### Written request
Answer with the number of lines in the listing below that contain the word "LaTeX", and nothing else.

### Entries shown
┄┄┄┄┄┄┄┄┄┄┄┄┄┄┄┄┄┄┄┄

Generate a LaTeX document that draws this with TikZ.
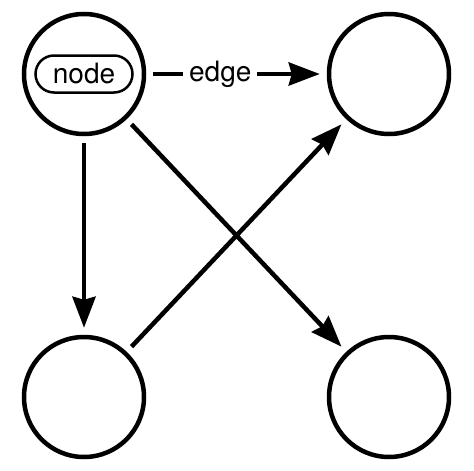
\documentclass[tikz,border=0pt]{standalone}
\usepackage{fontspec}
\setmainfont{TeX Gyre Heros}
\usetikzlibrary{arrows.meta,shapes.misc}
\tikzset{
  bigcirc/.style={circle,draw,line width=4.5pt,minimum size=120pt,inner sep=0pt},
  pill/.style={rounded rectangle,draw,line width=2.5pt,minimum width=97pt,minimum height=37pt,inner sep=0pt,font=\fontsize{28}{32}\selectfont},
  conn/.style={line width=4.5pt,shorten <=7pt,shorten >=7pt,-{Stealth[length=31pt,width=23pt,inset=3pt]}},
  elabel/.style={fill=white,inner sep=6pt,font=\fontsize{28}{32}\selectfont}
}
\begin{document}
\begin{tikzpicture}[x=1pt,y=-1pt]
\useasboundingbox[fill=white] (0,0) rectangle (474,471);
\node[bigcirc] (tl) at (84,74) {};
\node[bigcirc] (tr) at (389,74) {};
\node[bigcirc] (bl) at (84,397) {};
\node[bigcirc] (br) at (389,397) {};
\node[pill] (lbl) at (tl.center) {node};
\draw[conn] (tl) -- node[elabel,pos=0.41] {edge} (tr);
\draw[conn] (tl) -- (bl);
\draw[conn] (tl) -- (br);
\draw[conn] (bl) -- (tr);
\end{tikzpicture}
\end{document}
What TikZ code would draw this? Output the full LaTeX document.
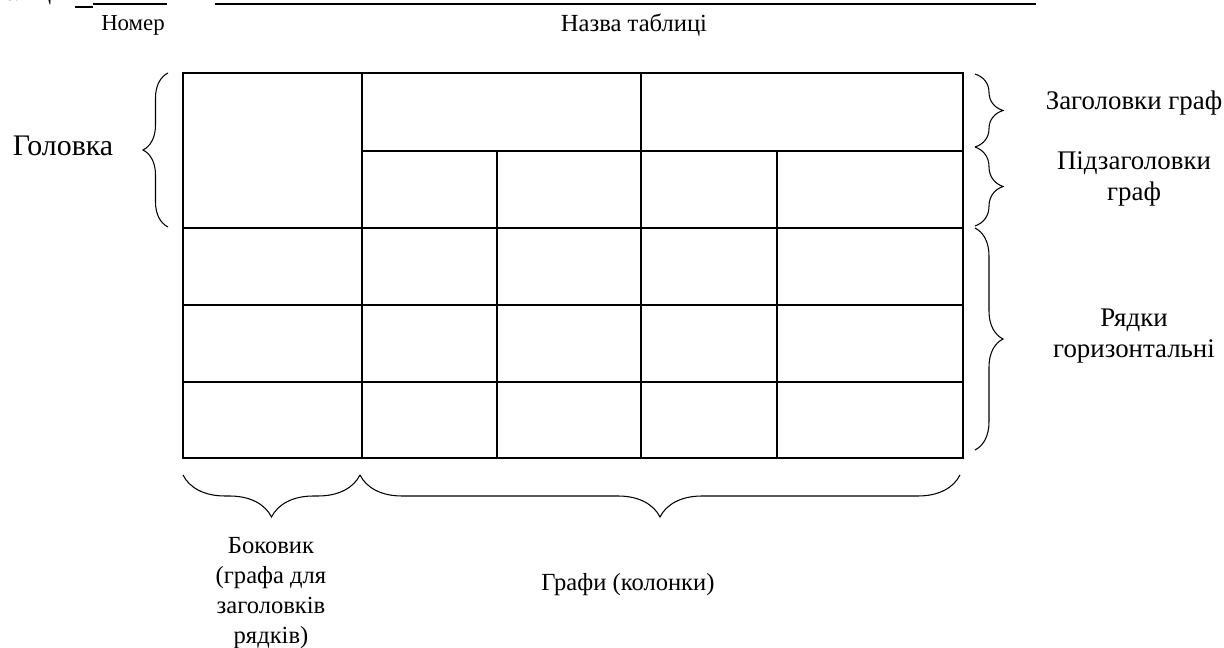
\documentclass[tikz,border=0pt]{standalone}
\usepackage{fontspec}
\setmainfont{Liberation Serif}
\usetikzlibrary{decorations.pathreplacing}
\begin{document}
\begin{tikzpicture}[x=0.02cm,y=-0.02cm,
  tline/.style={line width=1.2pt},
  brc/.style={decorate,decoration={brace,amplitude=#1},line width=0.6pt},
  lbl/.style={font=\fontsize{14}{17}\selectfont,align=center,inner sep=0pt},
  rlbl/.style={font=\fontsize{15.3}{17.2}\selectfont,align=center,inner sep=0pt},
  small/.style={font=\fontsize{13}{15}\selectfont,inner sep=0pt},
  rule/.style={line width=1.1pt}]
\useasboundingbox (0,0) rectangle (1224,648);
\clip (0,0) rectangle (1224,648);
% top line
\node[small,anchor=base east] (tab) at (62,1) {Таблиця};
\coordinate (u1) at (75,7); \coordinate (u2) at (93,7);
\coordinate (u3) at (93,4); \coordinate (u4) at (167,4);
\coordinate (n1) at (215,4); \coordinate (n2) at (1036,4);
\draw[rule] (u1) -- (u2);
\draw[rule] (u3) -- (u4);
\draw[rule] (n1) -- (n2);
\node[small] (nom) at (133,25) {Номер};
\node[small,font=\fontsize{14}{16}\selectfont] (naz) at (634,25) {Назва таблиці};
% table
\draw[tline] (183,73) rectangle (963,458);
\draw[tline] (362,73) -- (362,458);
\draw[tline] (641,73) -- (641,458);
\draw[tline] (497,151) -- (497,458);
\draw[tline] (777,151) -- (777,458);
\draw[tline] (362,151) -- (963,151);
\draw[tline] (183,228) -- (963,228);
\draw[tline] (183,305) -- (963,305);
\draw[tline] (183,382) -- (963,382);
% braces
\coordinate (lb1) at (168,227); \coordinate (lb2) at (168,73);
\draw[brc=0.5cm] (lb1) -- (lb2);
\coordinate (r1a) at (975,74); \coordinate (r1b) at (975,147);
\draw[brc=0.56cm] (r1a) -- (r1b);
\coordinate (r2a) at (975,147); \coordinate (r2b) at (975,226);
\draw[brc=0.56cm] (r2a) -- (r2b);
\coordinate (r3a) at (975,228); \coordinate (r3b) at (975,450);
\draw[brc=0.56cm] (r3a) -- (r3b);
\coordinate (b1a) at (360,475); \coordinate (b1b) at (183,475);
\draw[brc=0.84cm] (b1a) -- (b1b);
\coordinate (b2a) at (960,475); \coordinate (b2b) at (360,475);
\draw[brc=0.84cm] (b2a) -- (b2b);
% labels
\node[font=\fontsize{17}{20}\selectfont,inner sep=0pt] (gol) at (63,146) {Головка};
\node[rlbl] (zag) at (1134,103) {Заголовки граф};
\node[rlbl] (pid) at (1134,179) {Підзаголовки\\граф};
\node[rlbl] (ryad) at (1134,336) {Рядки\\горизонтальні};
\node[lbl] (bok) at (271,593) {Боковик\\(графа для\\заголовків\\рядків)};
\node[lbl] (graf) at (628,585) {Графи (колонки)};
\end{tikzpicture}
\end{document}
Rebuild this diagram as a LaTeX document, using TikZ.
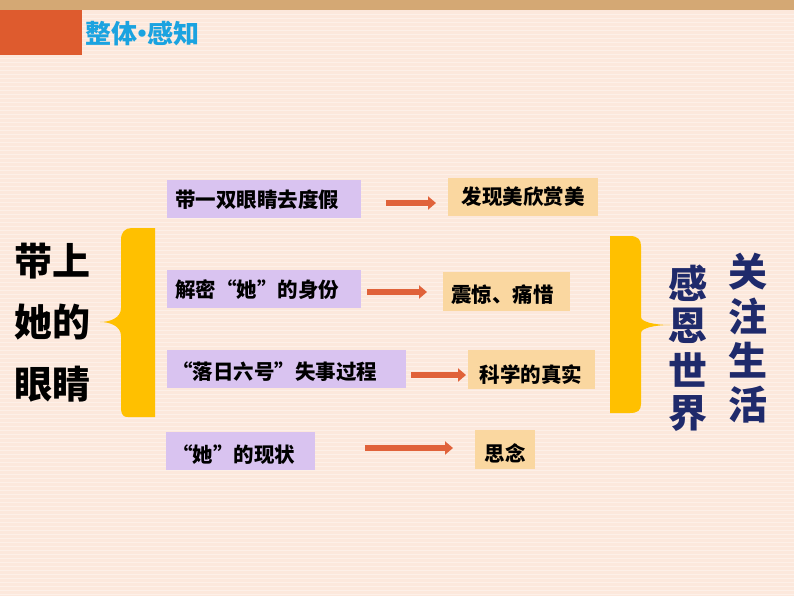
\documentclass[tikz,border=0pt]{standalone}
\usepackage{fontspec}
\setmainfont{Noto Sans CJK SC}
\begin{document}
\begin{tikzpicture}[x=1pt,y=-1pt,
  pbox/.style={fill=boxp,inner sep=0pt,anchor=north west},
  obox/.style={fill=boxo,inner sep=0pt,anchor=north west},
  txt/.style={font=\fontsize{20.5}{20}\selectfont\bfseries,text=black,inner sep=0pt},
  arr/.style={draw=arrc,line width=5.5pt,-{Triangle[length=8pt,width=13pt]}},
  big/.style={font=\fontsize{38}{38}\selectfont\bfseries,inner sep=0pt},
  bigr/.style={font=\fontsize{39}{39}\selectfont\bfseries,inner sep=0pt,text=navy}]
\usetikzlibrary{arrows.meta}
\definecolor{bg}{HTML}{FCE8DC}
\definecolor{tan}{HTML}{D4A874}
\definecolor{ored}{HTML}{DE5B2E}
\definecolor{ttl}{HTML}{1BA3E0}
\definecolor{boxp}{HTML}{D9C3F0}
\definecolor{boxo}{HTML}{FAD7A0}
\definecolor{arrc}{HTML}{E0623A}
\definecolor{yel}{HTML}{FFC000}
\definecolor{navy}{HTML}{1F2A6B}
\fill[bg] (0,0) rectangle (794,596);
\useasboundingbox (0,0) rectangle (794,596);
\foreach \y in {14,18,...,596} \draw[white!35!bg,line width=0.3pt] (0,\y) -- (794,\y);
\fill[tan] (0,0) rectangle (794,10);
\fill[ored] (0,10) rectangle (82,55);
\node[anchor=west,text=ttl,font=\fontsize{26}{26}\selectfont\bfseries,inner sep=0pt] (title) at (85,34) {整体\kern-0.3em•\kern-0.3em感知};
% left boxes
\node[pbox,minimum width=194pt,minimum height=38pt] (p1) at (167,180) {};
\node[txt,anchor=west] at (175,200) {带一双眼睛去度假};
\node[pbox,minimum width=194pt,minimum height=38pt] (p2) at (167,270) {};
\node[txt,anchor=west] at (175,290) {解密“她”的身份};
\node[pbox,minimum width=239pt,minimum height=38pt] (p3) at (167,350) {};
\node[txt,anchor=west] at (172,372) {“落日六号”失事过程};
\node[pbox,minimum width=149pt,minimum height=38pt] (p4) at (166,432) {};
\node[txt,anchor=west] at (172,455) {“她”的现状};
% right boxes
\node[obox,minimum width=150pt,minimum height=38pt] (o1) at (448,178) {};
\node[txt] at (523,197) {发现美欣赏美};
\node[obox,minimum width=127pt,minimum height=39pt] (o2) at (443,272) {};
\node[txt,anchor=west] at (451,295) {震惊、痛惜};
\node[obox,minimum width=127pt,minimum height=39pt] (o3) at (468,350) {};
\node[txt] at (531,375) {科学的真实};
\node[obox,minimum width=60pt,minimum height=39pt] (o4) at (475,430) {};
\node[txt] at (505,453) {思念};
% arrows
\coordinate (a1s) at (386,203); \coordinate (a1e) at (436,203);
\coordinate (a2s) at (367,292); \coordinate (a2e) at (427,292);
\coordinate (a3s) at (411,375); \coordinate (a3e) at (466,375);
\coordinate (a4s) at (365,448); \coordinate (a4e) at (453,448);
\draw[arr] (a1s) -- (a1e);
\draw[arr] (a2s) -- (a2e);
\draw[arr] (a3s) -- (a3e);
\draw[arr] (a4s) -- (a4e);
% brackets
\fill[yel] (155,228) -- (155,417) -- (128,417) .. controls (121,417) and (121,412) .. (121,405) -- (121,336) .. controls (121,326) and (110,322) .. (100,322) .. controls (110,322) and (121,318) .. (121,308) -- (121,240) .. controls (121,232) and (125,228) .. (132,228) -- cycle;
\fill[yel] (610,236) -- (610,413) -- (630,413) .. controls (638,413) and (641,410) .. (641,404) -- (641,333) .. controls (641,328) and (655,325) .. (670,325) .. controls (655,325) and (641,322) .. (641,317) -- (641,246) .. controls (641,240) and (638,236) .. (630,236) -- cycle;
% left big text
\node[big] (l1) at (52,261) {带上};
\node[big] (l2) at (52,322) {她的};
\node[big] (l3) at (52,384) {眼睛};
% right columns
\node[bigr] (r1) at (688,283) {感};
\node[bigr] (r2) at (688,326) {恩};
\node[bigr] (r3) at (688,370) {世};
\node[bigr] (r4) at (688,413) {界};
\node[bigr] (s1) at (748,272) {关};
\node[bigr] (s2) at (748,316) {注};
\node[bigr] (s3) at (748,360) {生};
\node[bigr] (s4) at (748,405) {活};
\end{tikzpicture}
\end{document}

┄┄┄┄┄┄┄┄┄┄┄┄┄┄┄┄┄┄┄┄

### Solution for this exercise
3